In his place, the award was accepted by two Iranian-American scientists: the former head of NASA’s Jet Propulsion Laboratory Firouz Naderi and engineer Anousheh Ansari, who is perhaps best known as the first Iranian astronaut to go to space. Ansari read a statement on behalf of Farhadi, condemning the Muslim ban as “inhumane” and going on to say that "dividing the world into us and our enemies categories creates fear.”

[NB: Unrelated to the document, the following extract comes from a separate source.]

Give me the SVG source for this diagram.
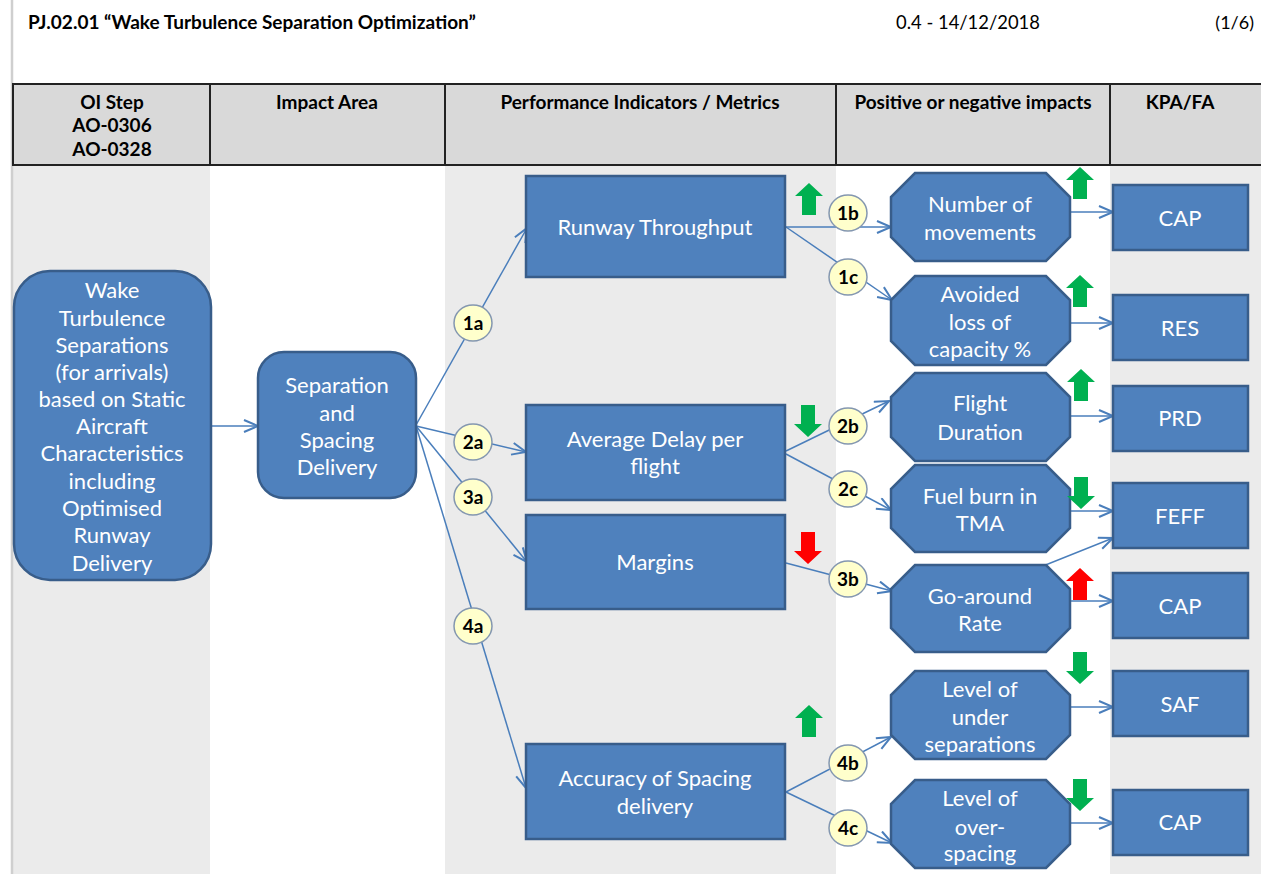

Farhadi’s statement reiterated thoughts he expressed following the January announcement of the executive orders, when The New York Times first reported that he did not plan to attend the awards. Farhadi said he would not attend even if a travel exception were made for him. In a statement at the time, he also said:
To humiliate one nation with the pretext of guarding the security of another is not a new phenomenon in history and has always laid the groundwork for the creation of future divide and enmity. I hereby express my condemnation of the unjust conditions forced upon some of my compatriots and the citizens of the other six countries trying to legally enter the United States of America and hope that the current situation will not give rise to further divide between nations.
The speech was concise, but forceful, and received a standing ovation from the Academy Awards audience.